Maintain a reviewer handbook with photo examples, region-specific lookalikes, and text templates for comments. Track who verified each record for accountability.
Automated checks
Out-of-range flags using distribution polygons; impossible dates (future) or times (strict diurnals recorded at 2 a.m.); photo size thresholds; duplicate detection via GPS/time proximity and image hashes; and safety triggers for venomous species near homes or schools that need faster review. Automations should never auto-publish ? they surface candidates for human eyes.
Data cleaning
Standardize species names, habitat codes, and observer IDs. Remove or blur exact coordinates for threatened species in public exports. Normalize date formats and time zones, and capture GPS accuracy. Document every transformation in a data dictionary and changelog so downstream users know what changed. Keep raw and cleaned datasets separate, with reproducible scripts rather than manual edits.
Training and feedback
Send confirmations and corrections with short notes (for example, "Likely Nerodia, not python: round pupils and keeled scales"). Provide seasonal ID challenges to teach key traits. Host short webinars for hotspots where mis-ID is high, and invite reliable observers to become reviewers. Celebrate top contributors publicly to build retention.
Quality metrics
- Percentage of records with photos and coordinates.

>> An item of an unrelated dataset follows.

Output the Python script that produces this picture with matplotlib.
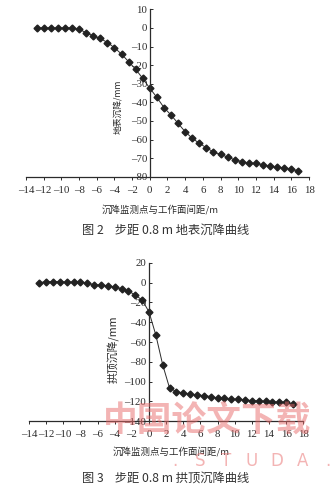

- Verification turnaround time by region.
- Mis-ID rate by species and habitat.
- Repeat contributor rate and retention.
- Data completeness: habitat, behavior, life stage fields filled.

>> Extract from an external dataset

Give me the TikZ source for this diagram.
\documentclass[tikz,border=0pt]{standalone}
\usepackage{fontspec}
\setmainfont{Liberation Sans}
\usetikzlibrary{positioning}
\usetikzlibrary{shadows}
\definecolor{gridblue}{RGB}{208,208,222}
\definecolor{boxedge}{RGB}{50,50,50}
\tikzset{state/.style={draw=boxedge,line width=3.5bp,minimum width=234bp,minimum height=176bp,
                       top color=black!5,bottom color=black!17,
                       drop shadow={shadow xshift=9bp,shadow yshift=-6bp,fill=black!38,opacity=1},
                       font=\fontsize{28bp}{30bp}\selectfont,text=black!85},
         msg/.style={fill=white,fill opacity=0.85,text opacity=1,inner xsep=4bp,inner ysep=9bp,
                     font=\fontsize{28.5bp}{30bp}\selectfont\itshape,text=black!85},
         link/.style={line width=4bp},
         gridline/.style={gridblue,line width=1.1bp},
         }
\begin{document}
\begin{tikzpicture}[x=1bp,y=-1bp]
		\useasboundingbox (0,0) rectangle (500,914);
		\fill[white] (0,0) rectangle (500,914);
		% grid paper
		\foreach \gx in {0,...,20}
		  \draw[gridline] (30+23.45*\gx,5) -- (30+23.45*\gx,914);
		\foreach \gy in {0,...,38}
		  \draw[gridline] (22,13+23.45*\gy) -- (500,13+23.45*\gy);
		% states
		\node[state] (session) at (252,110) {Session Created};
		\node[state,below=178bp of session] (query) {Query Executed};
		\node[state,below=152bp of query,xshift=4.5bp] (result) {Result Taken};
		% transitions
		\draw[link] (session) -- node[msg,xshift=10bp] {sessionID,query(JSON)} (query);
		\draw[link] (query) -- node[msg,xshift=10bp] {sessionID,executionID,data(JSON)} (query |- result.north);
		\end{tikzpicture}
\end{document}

Track these in a dashboard and adjust training and app UX where weaknesses appear.
Publishing and APIs
Release cleaned data on a schedule with clear licenses. Provide API endpoints or CSV downloads with metadata on QA status, reviewer, and coordinate precision. Mask sensitive locations and follow data sovereignty practices for records from Indigenous lands ? obtain consent before sharing externally. Keep versioned releases so analyses are reproducible.
Governance and privacy
Comply with privacy laws; collect minimal personal data and offer deletion/export options. For venomous reports near residences, coordinate with authorities carefully and prioritize safety language in the app. Post transparent terms of use and a clear safety disclaimer about handling wildlife.
Tooling stack (starter)
Intake: mobile app or web form with offline mode. Verification: moderation dashboard with map view and side-by-side photo comparison. Storage: database with raw and cleaned tables plus a changelog. Analytics: simple BI dashboard showing QA metrics. Export: API plus scheduled CSV to partners, with sensitive coordinates masked. Keep everything documented in a short SOP so new reviewers and developers can join quickly.